For some reason about a week ago, there were repeated promos for a show called Secret Millionaire. I was knitting while watching TV so was trying to ignore the commercials in general. After the fifth preview of the upcoming show I couldn't take it anymore. In case you missed that night on whatever channel, the premise is that a millionaire goes undercover and slums it among the rest of us with $34 in walking around money for a week. In some ways it's like Undercover Boss I think. At the end there's a big reveal and people like us are thrilled to have been in the presence of a millionaire, and so impressed by her or his humanitarian impulse to leave behind the privileges of wealth. The promo had a soundbite about some millionaire giving $150,000 to a community program...and o-o-oh, what a difference that was going to make. As a pastor and fan of the non-profit world I'm all in favor of charitable giving. But what is it about making so much money via our system of unequal access, privilege and loopholes for the wealthy that gives those with the money the right to determine which needs are valid? This is heightened when it comes to the whole tax-sheltered foundation charitable industrial complex. (Please help with a better name for it!) Putting money into a foundation shelters it from any tax liability, meaning that taxes from that wealth don't flow into the government coffers which provide for the common good (social safety net, education, public safety, environmental regulation, diplomacy, etc., etc.). Instead, having deprived the public of choosing funding via the democratic electoral process, wealthy individuals and families can decide which causes they think are worthy. No one elected them to run programs for the public good!
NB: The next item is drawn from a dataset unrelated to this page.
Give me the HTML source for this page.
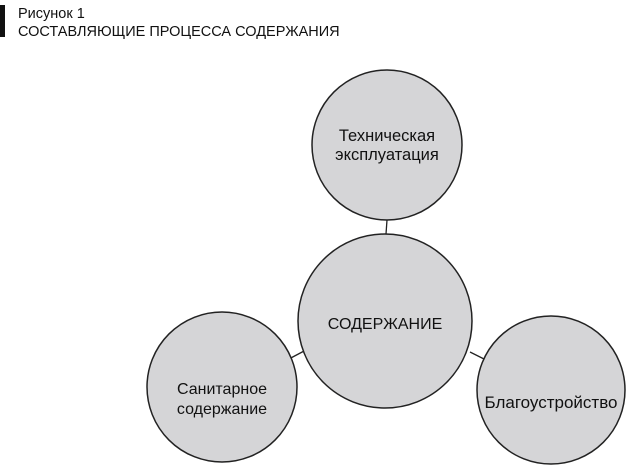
<!DOCTYPE html>
<html><head><meta charset="utf-8"><style>
html,body{margin:0;padding:0;background:#fff;width:626px;height:474px;overflow:hidden}
</style></head><body>
<svg width="626" height="474" xmlns="http://www.w3.org/2000/svg" font-family="Liberation Sans, DejaVu Sans, sans-serif">
<rect x="0" y="5" width="5" height="32" fill="#111"/>
<text x="18" y="18" font-size="14.5" fill="#111">Рисунок 1</text>
<text x="18" y="36" font-size="14.5" fill="#111">СОСТАВЛЯЮЩИЕ ПРОЦЕССА СОДЕРЖАНИЯ</text>
<g stroke="#222" stroke-width="1.3">
<line x1="387" y1="220" x2="386" y2="234"/>
<line x1="287" y1="360" x2="306" y2="350"/>
<line x1="470" y1="352" x2="490" y2="362"/>
</g>
<g fill="#d5d5d7" stroke="#222" stroke-width="1.5">
<circle cx="387" cy="145" r="75"/>
<circle cx="385" cy="321" r="87"/>
<circle cx="222" cy="387" r="75"/>
<circle cx="551" cy="390" r="74"/>
</g>
<g font-size="16.5" fill="#111" text-anchor="middle">
<text x="387" y="141">Техническая</text>
<text x="387" y="160">эксплуатация</text>
<text x="385" y="329" font-size="16">СОДЕРЖАНИЕ</text>
<text x="222" y="394" font-size="16">Санитарное</text>
<text x="222" y="414" font-size="16">содержание</text>
<text x="551" y="408" font-size="17">Благоустройство</text>
</g>
</svg>
</body></html>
This dynamic is present in the US and around the world. The Gates Foundation is addressing some huge needs in Africa, for example: malaria, HIV, women's education. There's some attention to infrastructure, but very little I'm assuming to equalizing the playing field in developmental innovation for those countries. It's the exceptionalism that concerns me, and how that's fostered by shows like Secret Millionaire and Undercover Boss. Those shows are small potatoes compared to the non-elected rule exercised by multi-national corporations, their CEOs and the foundations that keep wealth under their control.